Northwestern Medicine scientists have demonstrated that a cytokine known to be important in allergic disease called interleukin-33 (IL-33) plays a key role regulating stem cells under normal, healthy conditions.
Laura Johnston, a fifth-year doctoral student in Feinberg’s Driskill Graduate Program (DGP), was the first author of the paper, published in The Journal of Immunology.
Eosinophils are critical immune cells that drive much of the allergic inflammation associated with diseases like asthma and atopic dermatitis. As such, there’s been intense interest in defining a molecule that could be targeted in order to limit the production of eosinophils in patients with such diseases.
While it’s long been known that interleukin-5 (IL-5) is important in the later stages of eosinophil development — and there are ongoing trials that look at targeting IL-5 — the signals involved in earlier phases of development have been less understood.
In the current study, Johnston and a team of scientists showed that IL-33 works before IL-5 in the development process, where it modulates the receptor for IL-5, making other cells more responsive to IL-5.
“This paper argues that IL-33 is potentially better as a target because it’s an earlier step in the process,” Johnston said, adding that an anti-IL-33 antibody has just passed phase I trials.
The scientists investigated eosinophil development by examining mice that had been genetically modified to lack IL-33. They found that compared to normal mice, mice lacking IL-33 had significantly fewer eosinophils in their bone marrow — where these cells originate — and in their blood.
“This indicates that IL-33 plays a role in eosinophil homeostasis,” Johnston said.
To further test the hypothesis, the team injected the mice with IL-33. They observed that IL-33 administration increased the number of eosinophils in the blood and bone marrow of normal mice and mice that were IL-33-deficient (although not in mice who had been genetically modified to be unable to respond to IL-33).
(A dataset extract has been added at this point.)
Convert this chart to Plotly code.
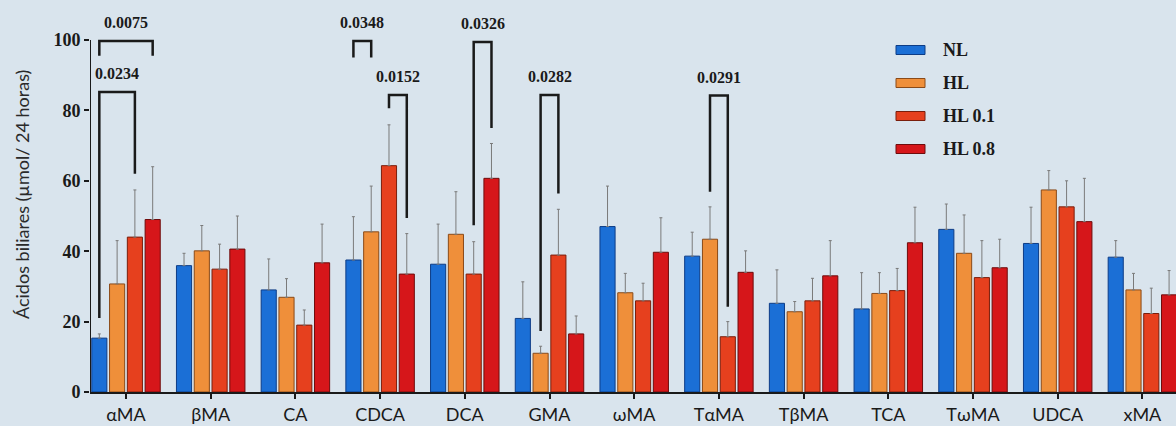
import plotly.graph_objects as go

categories = ["αMA", "βMA", "CA", "CDCA", "DCA", "GMA", "ωMA", "TαMA", "TβMA", "TCA", "TωMA", "UDCA", "xMA"]
series_names = ["NL", "HL", "HL 0.1", "HL 0.8"]

nl_mean   = [15.3, 35.9, 29.0, 37.5, 36.3, 20.9, 47.0, 38.6, 25.2, 23.6, 46.2, 42.2, 38.3]
nl_top    = [16.5, 39.4, 37.8, 49.8, 47.7, 31.3, 58.5, 45.4, 34.7, 33.9, 53.4, 52.5, 43.0]
hl_mean   = [30.7, 40.1, 26.9, 45.5, 44.8, 11.0, 28.2, 43.4, 22.8, 28.0, 39.4, 57.4, 29.0]
hl_top    = [43.0, 47.3, 32.2, 58.5, 56.9, 13.0, 33.7, 52.6, 25.7, 33.9, 50.3, 62.9, 33.7]
hl01_mean = [44.0, 34.9, 19.0, 64.3, 33.5, 38.9, 25.9, 15.7, 25.9, 28.8, 32.5, 52.6, 22.3]
hl01_top  = [57.4, 42.0, 23.3, 75.9, 42.7, 51.9, 30.9, 20.0, 32.3, 35.1, 43.0, 60.0, 29.5]
hl08_mean = [49.0, 40.6, 36.7, 33.5, 60.7, 16.5, 39.7, 34.0, 33.0, 42.4, 35.3, 48.4, 27.6]
hl08_top  = [64.0, 50.0, 47.7, 45.0, 70.6, 21.6, 49.5, 40.1, 43.0, 52.5, 43.4, 60.7, 34.5]

y_tick_values = [0, 20, 40, 60, 80, 100]

# significance brackets
bracket_cat   = ["αMA", "αMA", "CDCA", "CDCA", "DCA", "GMA", "TαMA"]
bracket_a     = [0, 0, 0, 2, 2, 1, 1]
bracket_b     = [3, 2, 1, 3, 3, 2, 2]
bracket_top   = [99.7, 85.2, 99.7, 84.4, 99.4, 84.4, 84.2]
bracket_lend  = [95.5, 21.0, 95.0, 80.6, 47.4, 17.3, 56.9]
bracket_rend  = [95.5, 62.0, 95.0, 49.4, 75.0, 56.4, 24.2]
bracket_label = ["0.0075", "0.0234", "0.0348", "0.0152", "0.0326", "0.0282", "0.0291"]

colors = ["#1b6fd6", "#ef8f3a", "#e6401e", "#d6161a"]
outline = ["#0d3c86", "#8a4a18", "#7a1e0c", "#6e0c0c"]

means = [nl_mean, hl_mean, hl01_mean, hl08_mean]
tops = [nl_top, hl_top, hl01_top, hl08_top]

BARGAP = 0.16
GROUPGAP = 0.15
n_series = len(series_names)
slot = (1 - BARGAP) / n_series

def bar_x(cat_idx, series_idx):
    return cat_idx - (1 - BARGAP) / 2 + (series_idx + 0.5) * slot

xs = list(range(len(categories)))
fig = go.Figure()
for i, name in enumerate(series_names):
    err = [t - m for t, m in zip(tops[i], means[i])]
    fig.add_trace(go.Bar(
        x=xs, y=means[i], name=name, showlegend=False,
        marker=dict(color=colors[i], line=dict(color=outline[i], width=1)),
        error_y=dict(type="data", array=err, arrayminus=[0] * len(err), symmetric=False,
                     color="#7a7a7a", thickness=1, width=1.5),
    ))

# plot geometry (pixels)
W, H = 1176, 426
ML, MR, MT, MB = 90, 0, 0, 34
plot_w = W - ML - MR
plot_h = H - MT - MB
px_per_cat = 84.7
x_lo = -(126 - ML) / px_per_cat
x_hi = x_lo + plot_w / px_per_cat
px_per_unit = 3.52
y_hi = plot_h / px_per_unit

def px2paper_x(px):
    return (px - ML) / plot_w

def py2paper_y(py):
    return (H - MB - py) / plot_h

shapes = []
annotations = []

# y axis line only from 0 to 100
shapes.append(dict(type="line", xref="x", yref="y", x0=x_lo, x1=x_lo, y0=0, y1=100,
                   line=dict(color="#1a1a1a", width=2)))

for c, a, b, top, le, re, lab in zip(bracket_cat, bracket_a, bracket_b, bracket_top,
                                     bracket_lend, bracket_rend, bracket_label):
    ci = categories.index(c)
    xa = bar_x(ci, a)
    xb = bar_x(ci, b)
    shapes.append(dict(type="path", xref="x", yref="y",
                       path=f"M {xa},{le} L {xa},{top} L {xb},{top} L {xb},{re}",
                       line=dict(color="#1a1a1a", width=2.5)))
    annotations.append(dict(x=(xa + xb) / 2, y=top + 5.2, xref="x", yref="y", text=f"<b>{lab}</b>",
                            showarrow=False, yanchor="middle",
                            font=dict(family="Liberation Serif", size=16, color="#1a1a1a")))

# manual legend
leg_rows = [50, 83, 116, 149]
for i, name in enumerate(series_names):
    cy = leg_rows[i]
    shapes.append(dict(type="rect", xref="paper", yref="paper",
                       x0=px2paper_x(896), x1=px2paper_x(925),
                       y0=py2paper_y(cy + 4.5), y1=py2paper_y(cy - 4.5),
                       fillcolor=colors[i], line=dict(color=outline[i], width=1)))
    annotations.append(dict(x=px2paper_x(941), y=py2paper_y(cy), xref="paper", yref="paper",
                            text=f"<b>{name}</b>", showarrow=False, xanchor="left", yanchor="middle",
                            font=dict(family="Liberation Serif", size=18, color="#1a1a1a")))

# y axis title
annotations.append(dict(x=0, y=py2paper_y(195), xref="paper", yref="paper", xshift=-68,
                        text="Ácidos biliares (µmol/ 24 horas)", textangle=-90, showarrow=False,
                        xanchor="center", yanchor="middle",
                        font=dict(family="Lato", size=18, color="#2a2a2a")))

fig.update_layout(
    width=W, height=H,
    margin=dict(l=ML, r=MR, t=MT, b=MB, pad=0),
    barmode="group", bargap=BARGAP, bargroupgap=GROUPGAP,
    paper_bgcolor="#d9e4ed", plot_bgcolor="#d9e4ed",
    shapes=shapes, annotations=annotations,
    showlegend=False,
    xaxis=dict(range=[x_lo, x_hi], tickmode="array", tickvals=xs, ticktext=categories,
               showline=True, linecolor="#1a1a1a", linewidth=2, ticks="outside", ticklen=5,
               tickwidth=2, tickcolor="#1a1a1a", showgrid=False, zeroline=False,
               tickfont=dict(family="Lato", size=18, color="#1a1a1a")),
    yaxis=dict(range=[0, y_hi], tickmode="array", tickvals=y_tick_values,
               showline=False, ticks="outside", ticklen=5, tickwidth=2, tickcolor="#1a1a1a",
               showgrid=False, zeroline=False,
               tickfont=dict(family="Liberation Serif", size=18, color="#1a1a1a", weight="bold")),
)

fig.write_html("out.html")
Upon further examination, the scientists found that IL-33 affected immature eosinophils in the bone marrow, whereas IL-5 affected mature eosinophils.
“While this study is focused on how mice normally generate eosinophils, our future studies will investigate how this contributes to disease,” she said. “We’re interested in how IL-33 could provide communication between inflamed tissues and the bone marrow. We hope that IL-33 may be a good target for many types of eosinophilic disorders.”
Johnston conducted the research in the lab of senior author Paul Bryce, PhD, associate professor of Medicine in the Division of Allergy and Immunology and of Microbiology-Immunology.
Johnston said she plans to continue conducting research in immunology, and is particularly interested in translational research.